The stance today against refugees has also stemmed significantly from Hong Kong’s past with Vietnamese boatpeople fleeing the Vietnam War. This experience lasted 25 years and cost the territory HK$1.6 billion. The situation was exacerbated as other countries like the United States which initially had offered to take in the refugees backed down, leaving many stranded in Hong Kong, lawyers for the firm Well, Gotshal & Manges wrote in a brief in the Duke Journal of Comparative and Internatonal Law in 1993 (Burton and Goldstein 1993: 73). The influx of over 200,000 Vietnamese refugees, writes Vecchio in his book, has affected the city’s perception of asylum seekers today. Over time, the Vietnamese came to be seen as “a threat to society and, consequently, were identified as migrants seeking to escape poverty rather than political persecution” (Vecchio 2015: 53).
Until Hong Kong confronts its refugee past and racism, provides better education and training to decision makers and lawyers, and engages in better strategic planning, the zero recognition rate will remain.
Hong Kong scores highly according to many measures: market freedom, trade, good food, an alluring skyline.
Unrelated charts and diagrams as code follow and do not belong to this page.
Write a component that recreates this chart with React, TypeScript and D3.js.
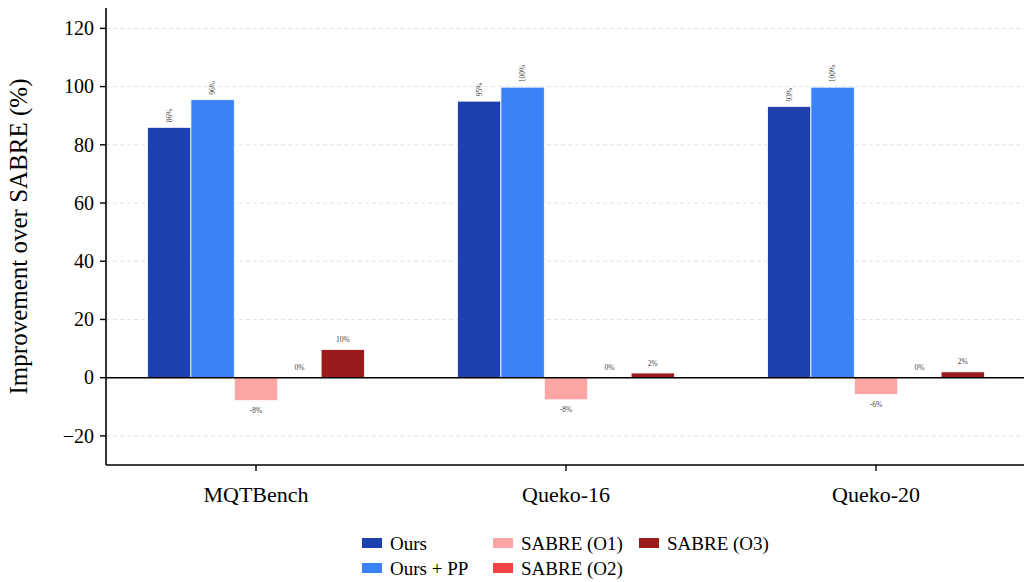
import React from 'react';
import * as d3 from 'd3';

// benchmark groups and methods
const categories = ['MQTBench', 'Queko-16', 'Queko-20'];
const seriesNames = ['Ours', 'Ours + PP', 'SABRE (O1)', 'SABRE (O2)', 'SABRE (O3)'];
const seriesColors = ['#1e40af', '#3b82f6', '#fca5a5', '#ef4444', '#991b1b'];

// improvement over SABRE (%) per benchmark, one array per method
const ours = [86.0, 95.0, 93.2];
const oursPP = [95.5, 99.8, 99.8];
const sabreO1 = [-7.9, -7.6, -5.8];
const sabreO2 = [0, 0, 0];
const sabreO3 = [9.7, 1.6, 2.0];

const yTicks = [-20, 0, 20, 40, 60, 80, 100, 120];

const W = 1024, H = 582;
const FONT = '"Liberation Serif", "Times New Roman", serif';

function App() {
  const series = [ours, oursPP, sabreO1, sabreO2, sabreO3];
  const margin = { left: 106, right: 0, top: 8, bottom: 117 };
  const plotBottom = H - margin.bottom;

  const x = d3.scaleLinear().domain([-0.4839, 2.4774]).range([margin.left, W - margin.right]);
  const y = d3.scaleLinear().domain([-30, 127]).range([plotBottom, margin.top]);
  const inner = d3.scaleBand().domain(seriesNames).range([-0.35, 0.35]).padding(0);
  const bw = x(inner.bandwidth()) - x(0);

  const fmtTick = d3.format('d');
  const label = (v: number) => `${Math.round(v)}%`;

  return (
    <svg width={W} height={H} style={{ position: 'absolute', left: 0, top: 0, background: '#fff' }}>
      {/* grid */}
      {yTicks.filter(t => t !== 0).map(t => (
        <line key={'g' + t} x1={margin.left} x2={W} y1={y(t)} y2={y(t)}
          stroke="#d9d9d9" strokeWidth={0.8} strokeDasharray="4,3" />
      ))}

      {/* bars */}
      {series.map((vals, si) => vals.map((v, ci) => {
        const bx = x(ci + (inner(seriesNames[si]) as number));
        const y0 = y(0), y1 = y(v);
        return (
          <rect key={`b${si}-${ci}`} x={bx} y={Math.min(y0, y1)} width={bw}
            height={Math.abs(y1 - y0)} fill={seriesColors[si]} stroke="#fff" strokeWidth={0.8} />
        );
      }))}

      {/* value labels */}
      {series.map((vals, si) => vals.map((v, ci) => {
        const cx = x(ci + (inner(seriesNames[si]) as number)) + bw / 2;
        if (si < 2) {
          const ty = y(v) - 5;
          return (
            <text key={`l${si}-${ci}`} transform={`translate(${cx},${ty}) rotate(-90)`}
              dy="0.32em" fontSize={7.5} fill="#444" fontFamily={FONT}>{label(v)}</text>
          );
        }
        const ty = v < 0 ? y(v) + 10 : y(v) - 10;
        return (
          <text key={`l${si}-${ci}`} x={cx} y={ty} dy="0.35em" textAnchor="middle"
            fontSize={7.5} fill="#444" fontFamily={FONT}>{label(v)}</text>
        );
      }))}

      {/* zero line */}
      <line x1={margin.left} x2={W} y1={y(0)} y2={y(0)} stroke="#000" strokeWidth={1.5} />

      {/* y axis */}
      <line x1={margin.left} x2={margin.left} y1={margin.top} y2={plotBottom} stroke="#000" strokeWidth={1.6} />
      {yTicks.map(t => (
        <g key={'yt' + t}>
          <line x1={margin.left - 6} x2={margin.left} y1={y(t)} y2={y(t)} stroke="#000" strokeWidth={1.4} />
          <text x={margin.left - 12} y={y(t)} dy="0.34em" textAnchor="end" fontSize={20}
            fontFamily={FONT} fill="#000">{fmtTick(t)}</text>
        </g>
      ))}
      <text transform={`translate(27,${(margin.top + plotBottom) / 2}) rotate(-90)`} textAnchor="middle"
        fontSize={25} fontFamily={FONT} fill="#000">Improvement over SABRE (%)</text>

      {/* x axis */}
      <line x1={margin.left} x2={W} y1={plotBottom} y2={plotBottom} stroke="#000" strokeWidth={1.6} />
      {categories.map((c, i) => (
        <g key={'xt' + c}>
          <line x1={x(i)} x2={x(i)} y1={plotBottom} y2={plotBottom + 6} stroke="#000" strokeWidth={1.4} />
          <text x={x(i)} y={plotBottom + 29} dy="0.35em" textAnchor="middle" fontSize={22}
            fontFamily={FONT} fill="#000">{c}</text>
        </g>
      ))}

      {/* legend, 3 columns filled column-wise */}
      {seriesNames.map((name, i) => {
        const colX = [362, 493, 639];
        const col = Math.floor(i / 2), row = i % 2;
        const lx = colX[col], ly = 543 + row * 25;
        return (
          <g key={'lg' + name}>
            <rect x={lx} y={ly - 5} width={20} height={10} fill={seriesColors[i]} />
            <text x={lx + 28} y={ly} dy="0.35em" fontSize={19} fontFamily={FONT} fill="#000">{name}</text>
          </g>
        );
      })}
    </svg>
  );
}

export default App;
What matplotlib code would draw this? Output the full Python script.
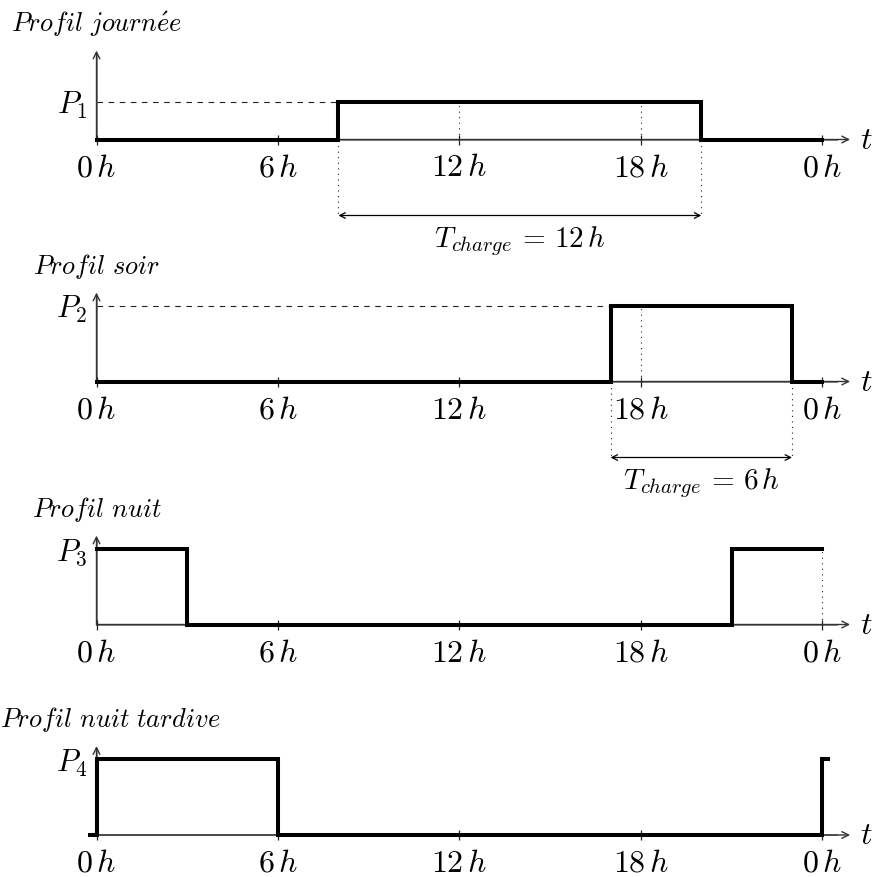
import matplotlib
matplotlib.use("Agg")
import matplotlib.pyplot as plt

plt.rcParams['mathtext.fontset'] = 'cm'

# hours on the time axis
ticks = [0, 6, 12, 18, 24]
tick_labels = [r'$0\,h$', r'$6\,h$', r'$12\,h$', r'$18\,h$', r'$0\,h$']

titles = [r'$\mathit{Profil\ journ\acute{e}e}$',
          r'$\mathit{Profil\ soir}$',
          r'$\mathit{Profil\ nuit}$',
          r'$\mathit{Profil\ nuit\ tardive}$']
power_labels = [r'$P_1$', r'$P_2$', r'$P_3$', r'$P_4$']
power_levels = [1, 2, 2, 2]

# step profiles (time in h, power)
t1 = [0, 8, 8, 20, 20, 24]
p1 = [0, 0, 1, 1, 0, 0]
t2 = [0, 17, 17, 23, 23, 24]
p2 = [0, 0, 2, 2, 0, 0]
t3 = [0, 3, 3, 21, 21, 24]
p3 = [2, 2, 0, 0, 2, 2]
t4 = [-0.2, 0, 0, 6, 6, 24, 24, 24.2]
p4 = [0, 0, 2, 2, 0, 0, 2, 2]
profiles = [(t1, p1), (t2, p2), (t3, p3), (t4, p4)]

# charging windows (start, end, label) or None
windows = [(8, 20, r'$T_{charge}\,=\,12\,h$'),
           (17, 23, r'$T_{charge}\,=\,6\,h$'),
           None, None]
# dotted guides from baseline up to the power level
guides = [[12, 18], [18], [24], []]
# dashed line from the y axis to the start of the plateau
dashed_to = [8, 17, None, None]

W, H = 875, 878
X0 = 96.5          # px of 0 h
SX = 30.24         # px per hour
SY = 38.0          # px per power unit
baselines = [140.5, 382.5, 625.5, 836.0]
title_shift = [0, 0, 0, 14]   # px, keeps the long title inside the picture
FS = 23

fig = plt.figure(figsize=(W / 100, H / 100), dpi=100)
axis_col = '#808080'

for i in range(4):
    ax = fig.add_axes([0, 0, 1, 1])
    ax.set_facecolor('none')
    ax.axis('off')
    b = baselines[i]
    ax.set_xlim(-X0 / SX, (W - X0) / SX)
    ax.set_ylim(-(H - b) / SY, b / SY)
    P = power_levels[i]

    # axes with arrows
    ax.annotate('', xy=(24.92, 0), xytext=(0, 0),
                arrowprops=dict(arrowstyle='->', color='#333333', lw=1.0,
                                shrinkA=0, shrinkB=0, mutation_scale=12))
    ax.plot([0, 24.5], [0, 0], color=axis_col, lw=1.3, zorder=1)
    ax.annotate('', xy=(0, 2.34), xytext=(0, 0),
                arrowprops=dict(arrowstyle='->', color='#333333', lw=1.0,
                                shrinkA=0, shrinkB=0, mutation_scale=12))
    ax.plot([0, 0], [0, 2.2], color=axis_col, lw=1.3, zorder=1)
    ax.plot(ticks, [0] * len(ticks), ls='none', marker='|', ms=7, mew=0.9,
            color='#222222', zorder=2)

    for tk, lab in zip(ticks, tick_labels):
        ax.annotate(lab, (tk, 0), xytext=(0, -36), textcoords='offset pixels',
                    ha='center', va='baseline', fontsize=FS)
    ax.annotate(r'$t$', (24.92, 0), xytext=(10, 0), textcoords='offset pixels',
                ha='left', va='center', fontsize=FS)
    ax.annotate(power_labels[i], (0, P), xytext=(-9, -3), textcoords='offset pixels',
                ha='right', va='center', fontsize=22)
    ax.annotate(titles[i], (0, 0), xytext=(title_shift[i], 116),
                textcoords='offset pixels', ha='center', va='center', fontsize=19)

    if dashed_to[i] is not None:
        ax.plot([0, dashed_to[i]], [P, P], color='#222222', lw=0.8,
                ls=(0, (5, 5)), zorder=2)
    for g in guides[i]:
        ax.plot([g, g], [0, P], color='#222222', lw=0.8, ls=(0, (1, 4)), zorder=2)

    if windows[i] is not None:
        a, e, lab = windows[i]
        for g in (a, e):
            ax.plot([g, g], [0, -2], color='#222222', lw=0.8, ls=(0, (1, 4)), zorder=2)
        ax.annotate('', xy=(e, -2), xytext=(a, -2),
                    arrowprops=dict(arrowstyle='<->', color='black', lw=0.9,
                                    shrinkA=0, shrinkB=0, mutation_scale=10))
        ax.annotate(lab, ((a + e) / 2, -2), xytext=(0, -8), textcoords='offset pixels',
                    ha='center', va='top', fontsize=21)

    t, p = profiles[i]
    ax.plot(t, p, color='black', lw=2.9, solid_joinstyle='miter', zorder=3)

fig.savefig('out.png', dpi=100)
But when it comes to protecting people fleeing from danger, it continues to get zero marks. As oft noted, including by the authors of Refugee Roulette, the mark of a great nation is how fairly it treats the most vulnerable. Hong Kong has a long way to go before it can turn its improbable statistics into something that makes more sense.
References
Burton, EB & Goldstein, DB 1993, ‘Vietnamese Women and Children Refugees in Hong Kong: An Argument Against Arbitrary Detention’. Duke Journal of Comparative and International Law, vol. 4, no. 1.
Hambro, E 1957, ‘Chinese Refugees in Hong Kong’, The Phylon Quarerly, vol. 18, no. 1.
Immigration Department Hong Kong 2015, Response to Application for Access to Information. Available from: www.justicecentre.org.hk. [January 7, 2015].
Klusmeyer, DB, & Papademetriou, DG 2009, Immigration Policy in the Federal Republic of Germany: Negotiating Membership and Remaking the Nation, Berghahn Books, New York.
Muntarbhorn, V 1992, The Status of Refugees in Asia, Clarendon Press, Oxford.
Vecchio, F 2015, Asylum Seeking and the Global City, Routledge, London.
Whitney, KM 1998, ‘There Is No Future For Refugees in Chinese Hong Kong’, Boston College Third World Law Journal, vol. 18, no. 1.